As we have incorporated these changes, we have tried again to avoid the decision made by an Austrian film company that wanted to remake Richard Rodgers and Oscar Hammerstein's 1965 classic, The Sound of Music. The Austrians knew that the original was too long and that they had to work within boundaries, so they decided to leave out the music. In our revisions, we have tried to trim old ideas in order to make way for new ones without leaving out the music.
NOTE TO ENGLISH EDUCATORS
This edition of Bridging English, like the first two, is designed for English methods courses that vary from state to state, from school to school, and from teacher to teacher. The chapters are self-sufficient and independent of one another and can be shifted around with no loss of coherence or momentum. Indeed in our own methods courses, each of us progresses through the text differently. After sampling many of you, our readers, we have organized this text, as many of you do your courses, to begin with Chapter 1, Envisioning English, and then to move to Organizing Instruction, Chapter 2. We then build on these organizing constructs (including a completely rewritten section on Learning with Technology) as we present Teaching Activities throughout the subsequent chapters.

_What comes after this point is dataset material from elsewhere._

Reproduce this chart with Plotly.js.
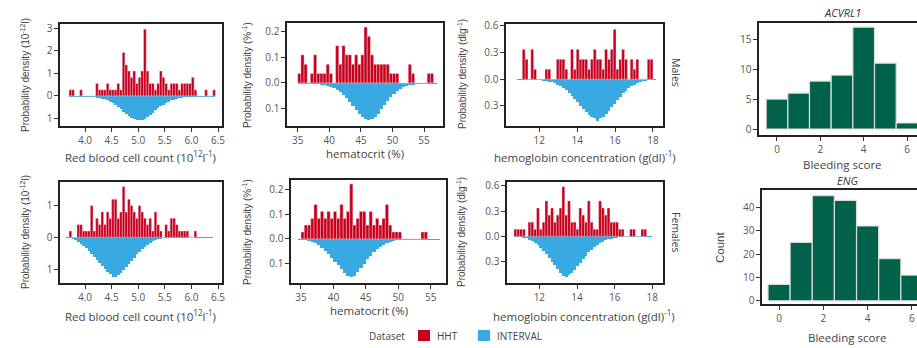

In those states and locales where literature-based instruction is paramount, we hope again that you can interface chapters on drama, prose, and poetry with those sections of the writing and evaluation chapters focused on literature. In our examples of teaching prose fiction, we have tried to select either widely read novels or short stories that are often anthologized and are therefore either known or easily available to the reader. In our examples of classroom practice, we again name the teachers whose ideas we include. Some of you have wanted us to distinguish the seminal thinkers in the field from the able practitioners in the classroom. Our repeated citing of our original sources will hopefully identify them, but to omit the names of classroom teachers would diminish our grateful acknowledgment of both those who have contributed to the solid building of our field and those who continue to explore, test, and renew it by their persistent action.